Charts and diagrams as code
::::::
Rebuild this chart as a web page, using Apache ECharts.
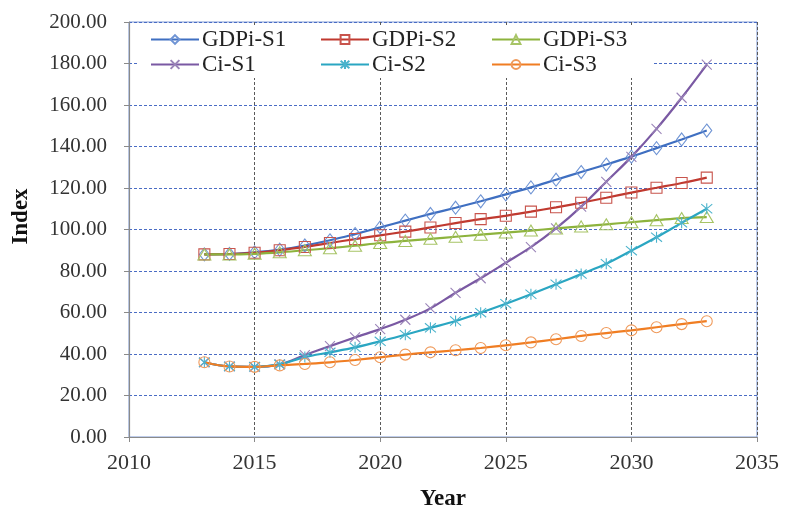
<!DOCTYPE html>
<html>
<head>
<meta charset="utf-8">
<script src="https://cdn.jsdelivr.net/npm/echarts@6/dist/echarts.min.js"></script>
<style>
  html, body { margin: 0; padding: 0; background: #fff; }
  #chart { width: 786px; height: 511px; }
</style>
</head>
<body>
<div id="chart"></div>
<script>
// Projection years
const years = [2013, 2014, 2015, 2016, 2017, 2018, 2019, 2020, 2021, 2022, 2023,
               2024, 2025, 2026, 2027, 2028, 2029, 2030, 2031, 2032, 2033];

// GDP index under three scenarios
const gdpiS1 = [88, 88.2, 89, 90.3, 92.3, 94.8, 97.8, 101, 104.3, 107.5, 110.5,
                113.6, 116.9, 120.3, 124, 127.7, 131.3, 135.1, 139.2, 143.4, 147.7];
const gdpiS2 = [88, 88.2, 88.8, 90, 91.6, 93.5, 95.4, 97.2, 99, 101, 103.1,
                105, 106.6, 108.6, 110.7, 112.9, 115.3, 117.8, 120.1, 122.4, 125];
const gdpiS3 = [88, 88, 88.3, 89, 90, 91, 92.2, 93.5, 94.5, 95.5, 96.5,
                97.5, 98.5, 99.5, 100.5, 101.5, 102.5, 103.5, 104.5, 105.5, 106];

// Consumption index under three scenarios
const ciS1 = [36, 34, 33.8, 35, 39.5, 43.8, 48, 52, 56.5, 62, 69.5,
              76.5, 84, 91.5, 100.5, 111, 123, 135, 148.5, 163.5, 179.5];
const ciS2 = [36, 34, 33.8, 35, 38.5, 40.8, 43.2, 46.1, 49.3, 52.6, 55.9,
              59.9, 64.2, 68.8, 73.6, 78.5, 83.5, 89.8, 96.3, 103.2, 110];
const ciS3 = [36, 34, 33.8, 34.5, 35.2, 36, 37.1, 38.4, 39.7, 40.8, 41.8,
              42.9, 44.2, 45.6, 47.1, 48.7, 50.1, 51.4, 52.9, 54.4, 55.8];

// Axis ticks
const xTicks = { min: 2010, max: 2035, step: 5 };
const yTicks = { min: 0, max: 200, step: 20 };

const SERIF = '"Liberation Serif", "DejaVu Serif", serif';

// Stroke-only marker paths
const crossPath = 'path://M0,0L10,10M10,0L0,10';
const starPath = 'path://M0,0L10,10M10,0L0,10M5,-1L5,11';

const seriesDefs = [
  { name: 'GDPi-S1', values: gdpiS1, color: '#3f6fc1', mark: '#6f94d4', symbol: 'diamond', size: [10, 13] },
  { name: 'GDPi-S2', values: gdpiS2, color: '#c0392f', mark: '#c8544c', symbol: 'rect', size: 11 },
  { name: 'GDPi-S3', values: gdpiS3, color: '#8db33d', mark: '#a7c466', symbol: 'triangle', size: [13, 11] },
  { name: 'Ci-S1', values: ciS1, color: '#7a59a3', mark: '#9a84b8', symbol: crossPath, size: 10 },
  { name: 'Ci-S2', values: ciS2, color: '#2aa6c2', mark: '#4bb3cc', symbol: starPath, size: 11 },
  { name: 'Ci-S3', values: ciS3, color: '#f07d22', mark: '#ef9a5b', symbol: 'circle', size: 11 }
];

const series = seriesDefs.map(d => ({
  name: d.name,
  type: 'line',
  smooth: 0.35,
  data: years.map((y, i) => [y, d.values[i]]),
  symbol: d.symbol,
  symbolSize: d.size,
  showAllSymbol: true,
  lineStyle: { color: d.color, width: 2.2 },
  itemStyle: { color: 'rgba(255,255,255,0)', borderColor: d.mark, borderWidth: 1.1 },
  emphasis: { disabled: true },
  z: 3
}));

// Legend laid out as a 3 x 2 table
const legendPos = [
  [150, 28], [320, 28], [491, 28],
  [150, 53], [320, 53], [491, 53]
];
const legends = seriesDefs.map((d, i) => ({
  data: [d.name],
  left: legendPos[i][0],
  top: legendPos[i][1],
  itemWidth: 48,
  itemHeight: 11,
  itemGap: 0,
  padding: 0,
  selectedMode: false,
  textStyle: { fontFamily: SERIF, fontSize: 23, color: '#222', padding: [0, 0, 0, -2] }
}));

const chart = echarts.init(document.getElementById('chart'), null, { renderer: 'canvas' });
chart.setOption({
  animation: false,
  backgroundColor: '#ffffff',
  grid: {
    left: 129, right: 29, top: 22, bottom: 74,
    outerBoundsMode: 'none',
    containLabel: false,
    show: true, borderColor: '#7f9ad6', borderWidth: 1, backgroundColor: 'transparent'
  },
  graphic: [{
    type: 'rect', left: 137, top: 26, shape: { width: 515, height: 52 },
    style: { fill: '#ffffff' }, z: 1, silent: true
  }],
  legend: legends,
  xAxis: {
    type: 'value',
    min: xTicks.min, max: xTicks.max, interval: xTicks.step,
    name: 'Year', nameLocation: 'middle', nameGap: 51,
    nameTextStyle: { fontFamily: SERIF, fontSize: 23, fontWeight: 'bold', color: '#111' },
    axisLine: { show: true, onZero: false, lineStyle: { color: '#8a8a8a', width: 1.2 } },
    axisTick: { show: true, length: 5, lineStyle: { color: '#8a8a8a' } },
    axisLabel: { fontFamily: SERIF, fontSize: 22, color: '#333', margin: 15, formatter: v => String(v) },
    splitLine: {
      show: true,
      lineStyle: { color: '#5a5a5a', type: [3, 2], width: 1 }
    }
  },
  yAxis: {
    type: 'value',
    min: yTicks.min, max: yTicks.max, interval: yTicks.step,
    name: 'Index', nameLocation: 'middle', nameGap: 96,
    nameTextStyle: { fontFamily: SERIF, fontSize: 23, fontWeight: 'bold', color: '#111', padding: [0, 0, 0, 26] },
    axisLine: { show: true, lineStyle: { color: '#8a8a8a', width: 1.2 } },
    axisTick: { show: true, length: 5, lineStyle: { color: '#8a8a8a' } },
    axisLabel: { fontFamily: SERIF, fontSize: 21, color: '#333', margin: 22, formatter: v => v.toFixed(2) },
    splitLine: {
      show: true,
      lineStyle: { color: '#4a6cc4', type: [3, 2], width: 1 }
    }
  },
  series: series
});
</script>
</body>
</html>
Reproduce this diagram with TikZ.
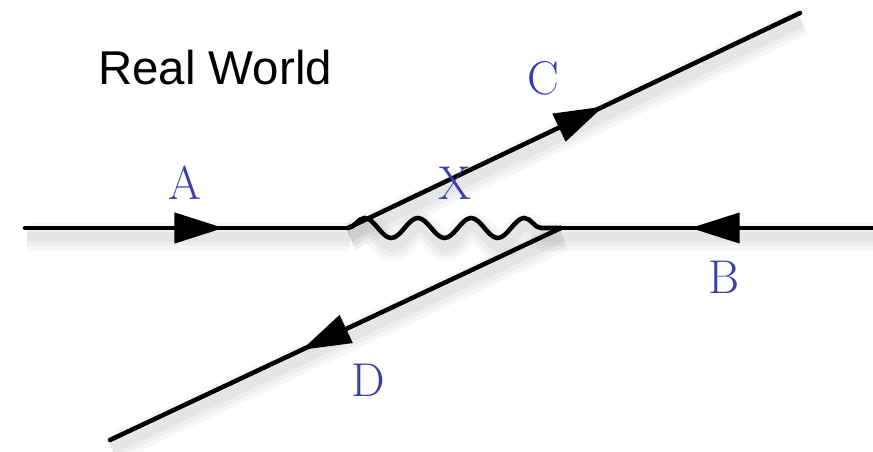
\documentclass[tikz,border=0pt]{standalone}
\usepackage{fontspec}
\newfontfamily\arialfont{Liberation Sans}
\usetikzlibrary{arrows.meta, decorations.markings, decorations.pathmorphing}
\definecolor{labelblue}{RGB}{60,60,170}

\begin{document}
\begin{tikzpicture}[x=0.02cm, y=-0.02cm,
    line/.style={line width=2.6pt, line cap=round},
    soft/.style={preaction={draw=black, line width=16pt, opacity=0.03, transform canvas={shift={(1pt,-5pt)}}},
                 preaction={draw=black, line width=11pt, opacity=0.035, transform canvas={shift={(1pt,-5pt)}}},
                 preaction={draw=black, line width=6pt, opacity=0.04, transform canvas={shift={(1pt,-5pt)}}}},
    midarrow/.style={postaction={decorate}, decoration={markings,
        mark=at position #1 with {\arrow{Triangle[length=28pt,width=17pt]}}}},
    lbl/.style={text=labelblue, font=\fontsize{27}{30}\selectfont}]
  \useasboundingbox (0,0) rectangle (873,452);
  \coordinate (a) at (25,228);
  \coordinate (v1) at (348,228);
  \coordinate (v2) at (561,228);
  \coordinate (b) at (873,228);
  \coordinate (c) at (800,13);
  \coordinate (d) at (110,440);
  % fermion lines
  \draw[line, soft, midarrow=0.615] (a) -- (v1);
  \draw[line, soft, midarrow=0.585] (b) -- (v2);
  \draw[line, soft, midarrow=0.565] (v1) -- (c);
  \draw[line, soft, midarrow=0.575] (v2) -- (d);
  % exchanged boson
  \draw[line, soft, decorate, decoration={snake, segment length=1.065cm, amplitude=0.2cm}] (v1) -- (v2);
  \node[lbl] (lA) at (185,183) {A};
  \node[lbl] (lB) at (724,277) {B};
  \node[lbl] (lC) at (543,78) {C};
  \node[lbl] (lD) at (368,380) {D};
  \node[lbl] (lX) at (455,183) {X};
  \node[font=\arialfont\fontsize{27}{30}\selectfont, anchor=west] (title) at (92,68) {Real World};
\end{tikzpicture}
\end{document}
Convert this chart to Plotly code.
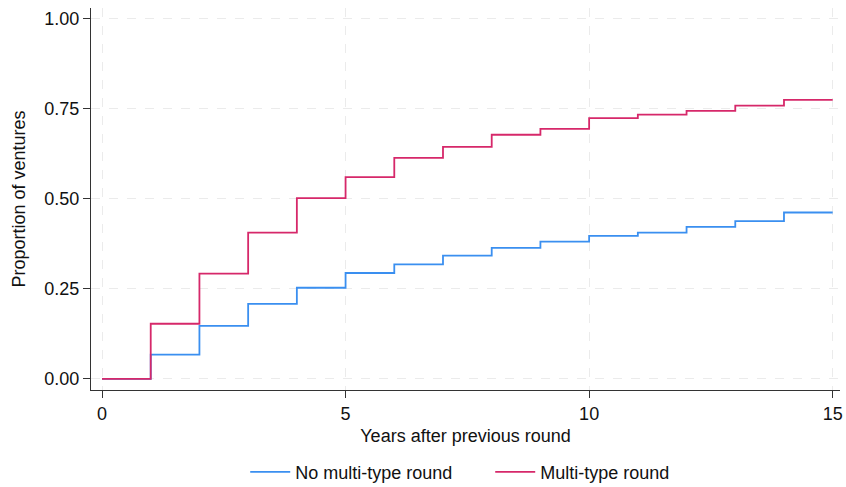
import plotly.graph_objects as go

years = list(range(0, 16))
no_multi = [0.0, 0.067, 0.147, 0.208, 0.253, 0.294, 0.318, 0.342, 0.364, 0.381,
            0.397, 0.406, 0.422, 0.438, 0.462, 0.462]
multi = [0.0, 0.153, 0.292, 0.406, 0.502, 0.560, 0.614, 0.644, 0.678, 0.694,
         0.724, 0.734, 0.744, 0.759, 0.775, 0.775]
x_ticks = [0, 5, 10, 15]
y_ticks = [0, 0.25, 0.5, 0.75, 1.0]
y_tick_labels = ["0.00", "0.25", "0.50", "0.75", "1.00"]

FONT = "Liberation Sans, Arial, Helvetica, sans-serif"

fig = go.Figure()
fig.add_trace(go.Scatter(x=years, y=no_multi, mode="lines", line_shape="hv",
                         name="No multi-type round",
                         line=dict(color="#3a8ff0", width=1.8)))
fig.add_trace(go.Scatter(x=years, y=multi, mode="lines", line_shape="hv",
                         name="Multi-type round",
                         line=dict(color="#d6286a", width=1.8)))

grid = dict(showgrid=True, gridcolor="#ebebeb", gridwidth=1, griddash="dash")

fig.update_layout(
    width=846, height=487,
    margin=dict(l=91, r=6, t=8, b=97, autoexpand=False),
    paper_bgcolor="white", plot_bgcolor="white",
    font=dict(family=FONT, size=18, color="#111"),
    showlegend=True,
    legend=dict(orientation="h", x=0.533, xanchor="center", y=-0.215, yanchor="middle",
                font=dict(size=18), itemwidth=40, tracegroupgap=0, entrywidth=190),
    xaxis=dict(range=[-0.226, 15.15], tickmode="array", tickvals=x_ticks,
               ticks="outside", ticklen=7, tickcolor="#333", showline=True,
               linecolor="#333", linewidth=1, zeroline=False, automargin=False,
               title=dict(text="Years after previous round", font=dict(size=18), standoff=6),
               **grid),
    yaxis=dict(range=[-0.031, 1.03], tickmode="array", tickvals=y_ticks,
               ticktext=y_tick_labels, ticks="outside", ticklen=7, tickcolor="#333",
               showline=True, linecolor="#333", linewidth=1, zeroline=False, automargin=False,
               title=dict(text="Proportion of ventures", font=dict(size=18), standoff=14),
               **grid),
)

fig.write_html("out.html")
::::::
## Instructions to follow
Only the lines from the top of the records through the line with "2024, 2025, 2026, 2027, 2028, 2029, 2030, 2031, 2032, 2033];" belong in the copy; write them out exactly, leaving out pictures.

## Task output
Rebuild this chart as a web page, using Apache ECharts.
<!DOCTYPE html>
<html>
<head>
<meta charset="utf-8">
<script src="https://cdn.jsdelivr.net/npm/echarts@6/dist/echarts.min.js"></script>
<style>
  html, body { margin: 0; padding: 0; background: #fff; }
  #chart { width: 786px; height: 511px; }
</style>
</head>
<body>
<div id="chart"></div>
<script>
// Projection years
const years = [2013, 2014, 2015, 2016, 2017, 2018, 2019, 2020, 2021, 2022, 2023,
               2024, 2025, 2026, 2027, 2028, 2029, 2030, 2031, 2032, 2033];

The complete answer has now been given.